The images of the wasteland have me looking again at the Grail Mythology. In the search for the Holy Grail the knights needed to quest with pure heart in order to heal the king and find the Grail. The Grail symbolizes the principle of wholeness and is the source of everything we ask for. What am I not Being in order to feel Whole. If I don’t ask the question “to whom does the grail serve” I remain in the wasteland. If in my life I’m not lead by a pure heart I continue struggling in the wasteland.

It seems that the questions I pose to life itself create the results that materialize for me. If I don’t feel whole I need to understand and clarify my questioning process. Are the questions I’m asking coming from my unconscious habitual ways of thinking or are they lucid questions emanating from an awakened consciousness.
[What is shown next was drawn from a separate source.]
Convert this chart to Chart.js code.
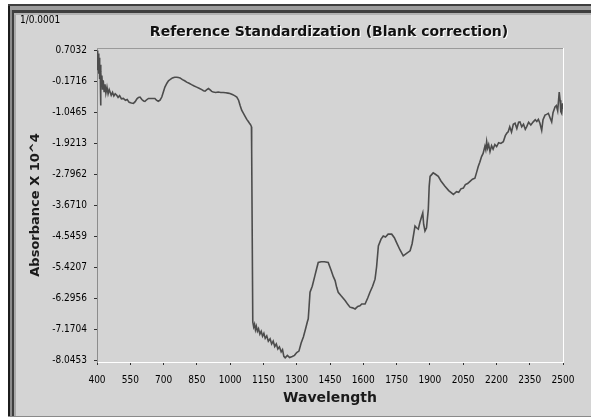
<!DOCTYPE html>
<html>
<head>
<meta charset="utf-8">
<title>Reference Standardization (Blank correction)</title>
<script src="https://cdn.jsdelivr.net/npm/chart.js@4.4.1/dist/chart.umd.min.js"></script>
<style>
  html, body { margin: 0; padding: 0; background: #ffffff; overflow: hidden; }
  #wrap { width: 591px; height: 419px; }
</style>
</head>
<body>
<div id="wrap"><canvas id="spectrum" width="591" height="419"></canvas></div>
<script>
// Blank-corrected reference spectrum, wavelength (nm) vs absorbance x 10^4
const wavelengths = [
  400, 402, 404, 406, 408, 410, 412, 414, 416, 418,
  420, 422, 425, 428, 432, 436, 440, 445, 450, 455,
  459, 464, 470, 476, 482, 489, 495, 502, 510, 519,
  528, 536, 545, 555, 564, 572, 580, 587, 594, 602,
  610, 616, 625, 632, 639, 650, 661, 668, 676, 684,
  692, 699, 706, 715, 722, 729, 740, 750, 759, 767,
  774, 785, 795, 804, 815, 826, 838, 849, 860, 872,
  880, 887, 895, 902, 910, 917, 924, 935, 946, 958,
  969, 980, 990, 999, 1010, 1020, 1030, 1038, 1045, 1052,
  1060, 1068, 1075, 1082, 1088, 1093, 1096, 1097, 1102, 1106,
  1110, 1114, 1118, 1123, 1128, 1134, 1140, 1146, 1152, 1158,
  1165, 1172, 1180, 1187, 1194, 1201, 1208, 1215, 1222, 1230,
  1236, 1242, 1248, 1258, 1268, 1280, 1290, 1300, 1310, 1320,
  1330, 1340, 1348, 1352, 1356, 1360, 1370, 1382, 1390, 1397,
  1410, 1425, 1442, 1455, 1465, 1473, 1480, 1487, 1500, 1518,
  1530, 1540, 1552, 1563, 1575, 1585, 1593, 1608, 1620, 1630,
  1642, 1653, 1660, 1668, 1680, 1690, 1700, 1712, 1728, 1740,
  1750, 1765, 1780, 1795, 1811, 1820, 1833, 1840, 1848, 1855,
  1862, 1868, 1872, 1878, 1885, 1893, 1897, 1901, 1908, 1915,
  1925, 1938, 1950, 1968, 1985, 2006, 2020, 2030, 2040, 2051,
  2060, 2070, 2081, 2092, 2103, 2110, 2118, 2125, 2133, 2140,
  2148, 2152, 2156, 2160, 2165, 2171, 2178, 2185, 2193, 2201,
  2210, 2220, 2231, 2240, 2248, 2253, 2260, 2268, 2276, 2284,
  2292, 2300, 2306, 2314, 2322, 2330, 2336, 2345, 2355, 2366,
  2375, 2382, 2389, 2396, 2404, 2410, 2419, 2426, 2434, 2442,
  2449, 2455, 2464, 2470, 2476, 2483, 2487, 2490, 2494, 2498,
  2500
];

const absorbance = [
  0.45, 0.70, 0.15, 0.62, 0.05, 0.50, -0.10, 0.30, -0.85, 0.10,
  -0.30, 0.00, -0.40, -0.14, -0.45, -0.25, -0.50, -0.33, -0.52, -0.40,
  -0.47, -0.56, -0.48, -0.58, -0.52, -0.56, -0.62, -0.57, -0.66, -0.65,
  -0.70, -0.68, -0.76, -0.78, -0.79, -0.74, -0.66, -0.62, -0.61, -0.68,
  -0.72, -0.73, -0.68, -0.65, -0.65, -0.65, -0.65, -0.70, -0.73, -0.70,
  -0.61, -0.47, -0.33, -0.22, -0.15, -0.12, -0.07, -0.05, -0.05, -0.06,
  -0.07, -0.12, -0.15, -0.19, -0.22, -0.26, -0.30, -0.33, -0.36, -0.40,
  -0.43, -0.44, -0.40, -0.37, -0.41, -0.45, -0.47, -0.48, -0.47, -0.48,
  -0.48, -0.49, -0.50, -0.51, -0.54, -0.57, -0.61, -0.70, -0.85, -0.98,
  -1.07, -1.16, -1.24, -1.30, -1.36, -1.40, -1.45, -2.10, -6.96, -7.10,
  -7.02, -7.18, -7.08, -7.22, -7.15, -7.30, -7.22, -7.36, -7.28, -7.42,
  -7.35, -7.50, -7.43, -7.58, -7.50, -7.65, -7.58, -7.72, -7.66, -7.80,
  -7.74, -7.93, -7.97, -7.90, -7.96, -7.93, -7.90, -7.82, -7.78, -7.55,
  -7.38, -7.15, -6.95, -6.87, -6.50, -6.12, -5.95, -5.65, -5.45, -5.28,
  -5.26, -5.26, -5.28, -5.50, -5.68, -5.79, -5.98, -6.12, -6.22, -6.35,
  -6.46, -6.54, -6.56, -6.59, -6.52, -6.50, -6.45, -6.45, -6.28, -6.12,
  -5.95, -5.75, -5.40, -4.81, -4.62, -4.53, -4.56, -4.48, -4.48, -4.58,
  -4.72, -4.92, -5.09, -5.02, -4.95, -4.75, -4.25, -4.30, -4.34, -4.15,
  -4.00, -3.88, -4.20, -4.39, -4.30, -3.78, -3.13, -2.85, -2.80, -2.75,
  -2.79, -2.85, -2.98, -3.13, -3.25, -3.36, -3.28, -3.30, -3.20, -3.18,
  -3.08, -3.05, -2.99, -2.93, -2.90, -2.75, -2.57, -2.45, -2.29, -2.20,
  -2.00, -2.10, -1.87, -2.05, -1.95, -2.15, -1.98, -2.08, -1.95, -2.01,
  -1.90, -1.92, -1.87, -1.70, -1.62, -1.59, -1.45, -1.60, -1.38, -1.35,
  -1.50, -1.32, -1.31, -1.45, -1.38, -1.52, -1.45, -1.32, -1.40, -1.31,
  -1.25, -1.30, -1.24, -1.35, -1.55, -1.25, -1.12, -1.10, -1.07, -1.20,
  -1.31, -1.05, -0.89, -0.85, -1.00, -0.47, -0.70, -1.02, -1.07, -0.79,
  -0.95
];

const xTickValues = [400, 550, 700, 850, 1000, 1150, 1300, 1450, 1600, 1750, 1900, 2050, 2200, 2350, 2500];
const yTickLabels = ['0.7032', '-0.1716', '-1.0465', '-1.9213', '-2.7962', '-3.6710',
                     '-4.5459', '-5.4207', '-6.2956', '-7.1704', '-8.0453'];

const chartTitle = 'Reference Standardization (Blank correction)';
const scaleNote = '1/0.0001';
const xAxisTitle = 'Wavelength';
const yAxisTitle = 'Absorbance X 10^4';

// value range of the plot box (a little margin beyond the outer ticks)
const yMin = -8.0876;
const yMax = 0.7738;

const tickFont = { family: "'DejaVu Sans Condensed', 'DejaVu Sans', sans-serif", size: 10 };
const boldFont = "'DejaVu Sans', sans-serif";

const points = wavelengths.map((w, i) => ({ x: w, y: absorbance[i] }));

// Window-style panel: grey face, bevelled frame, inset plot box, header texts
const panelPlugin = {
  id: 'panel',
  beforeDraw(chart) {
    const ctx = chart.ctx;
    const W = chart.width, H = chart.height;
    ctx.save();
    ctx.fillStyle = '#ffffff';
    ctx.fillRect(0, 0, W, H);
    ctx.fillStyle = '#d4d4d4';
    ctx.fillRect(8, 4, W - 8, H - 6);
    // left frame bands
    const left = [[8, 2, '#1c1c1c'], [10, 2, '#8c8c8c'], [12, 2, '#3e3e3e'], [14, 2, '#a9a9a9']];
    // top frame bands
    const top = [[4, 2, '#3e3e3e'], [6, 4, '#9c9c9c'], [10, 3, '#3e3e3e'], [13, 2, '#b2b2b2']];
    left.forEach(([x, w, c]) => { ctx.fillStyle = c; ctx.fillRect(x, 4, w, H - 7); });
    top.forEach(([y, h, c], k) => { ctx.fillStyle = c; ctx.fillRect(8 + 2 * k, y, W, h); });
    ctx.fillStyle = '#8a8a8a';
    ctx.fillRect(8, H - 3, W - 8, 1);
    ctx.restore();
  },
  afterDraw(chart) {
    const ctx = chart.ctx;
    const a = chart.chartArea;
    ctx.save();
    // upper and right edges of the inset plot box
    ctx.lineWidth = 1;
    ctx.strokeStyle = '#9a9a9a';
    ctx.beginPath();
    ctx.moveTo(a.left, a.top + 0.5);
    ctx.lineTo(a.right, a.top + 0.5);
    ctx.stroke();
    ctx.strokeStyle = '#ffffff';
    ctx.beginPath();
    ctx.moveTo(a.right + 0.5, a.top);
    ctx.lineTo(a.right + 0.5, a.bottom);
    ctx.stroke();

    // chart heading with a light embossed edge
    ctx.font = 'bold 14px ' + boldFont;
    ctx.textAlign = 'center';
    ctx.textBaseline = 'middle';
    const cx = (a.left + a.right) / 2 - 1;
    ctx.fillStyle = '#ffffff';
    ctx.fillText(chartTitle, cx + 1, 33);
    ctx.fillStyle = '#111111';
    ctx.fillText(chartTitle, cx, 32);

    // scale factor note
    ctx.font = '10px ' + tickFont.family;
    ctx.textAlign = 'left';
    ctx.fillStyle = '#000000';
    ctx.fillText(scaleNote, 20, 20);
    ctx.restore();
  }
};

new Chart(document.getElementById('spectrum'), {
  type: 'line',
  data: {
    datasets: [{
      data: points,
      borderColor: '#4c4c4c',
      borderWidth: 1.6,
      pointRadius: 0,
      tension: 0,
      fill: false
    }]
  },
  options: {
    responsive: false,
    devicePixelRatio: 1,
    animation: false,
    events: [],
    layout: { padding: { top: 48, right: 28, bottom: 0, left: 0 } },
    plugins: {
      legend: { display: false },
      tooltip: { enabled: false },
      title: { display: false }
    },
    scales: {
      x: {
        type: 'linear',
        min: 400,
        max: 2500,
        afterBuildTicks: s => { s.ticks = xTickValues.map(v => ({ value: v })); },
        afterFit: s => { s.height = 57; },
        ticks: {
          color: '#000000',
          font: tickFont,
          padding: 9,
          maxRotation: 0,
          autoSkip: false,
          callback: v => String(v)
        },
        grid: { drawOnChartArea: false, drawTicks: true, tickLength: 3, color: '#303030' },
        border: { display: true, color: '#ffffff', width: 1 },
        title: {
          display: true,
          text: xAxisTitle,
          color: '#1a1a1a',
          font: { family: boldFont, size: 14, weight: 'bold' },
          padding: { top: 0, bottom: 12 }
        }
      },
      y: {
        type: 'linear',
        min: yMin,
        max: yMax,
        afterBuildTicks: s => { s.ticks = yTickLabels.map(t => ({ value: parseFloat(t) })); },
        afterFit: s => { s.width = 97; },
        ticks: {
          color: '#000000',
          font: tickFont,
          padding: 7,
          autoSkip: false,
          callback: (v, i) => yTickLabels[i]
        },
        grid: { drawOnChartArea: false, drawTicks: true, tickLength: 3, color: '#303030' },
        border: { display: true, color: '#8c8c8c', width: 1 },
        title: {
          display: true,
          text: yAxisTitle,
          color: '#1a1a1a',
          font: { family: boldFont, size: 13, weight: 'bold' },
          padding: { top: 28, bottom: 0 }
        }
      }
    }
  },
  plugins: [panelPlugin]
});
</script>
</body>
</html>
As my life changes I need to perhaps change the questions I’m posing.

Resources:
Grail Myths: http://www.uiweb.uidaho.edu/student_orgs/arthurian_legend/grail/fisher/

http://www.oilcrashmovie.com/


2 Responses to The Wasteland

  1. Well done. I do believe that we are products of our environment and that the environment is a product of us. So, in the grand scheme of things, it would certainly behoove us to take better care of ourselves and our planet. By returning to a simpler life we may yet find a way to break free from the harmful addicitons that bind us into such profound slavery. It might also free our consciousness to experience the unlimited possibilities that exist in the universe.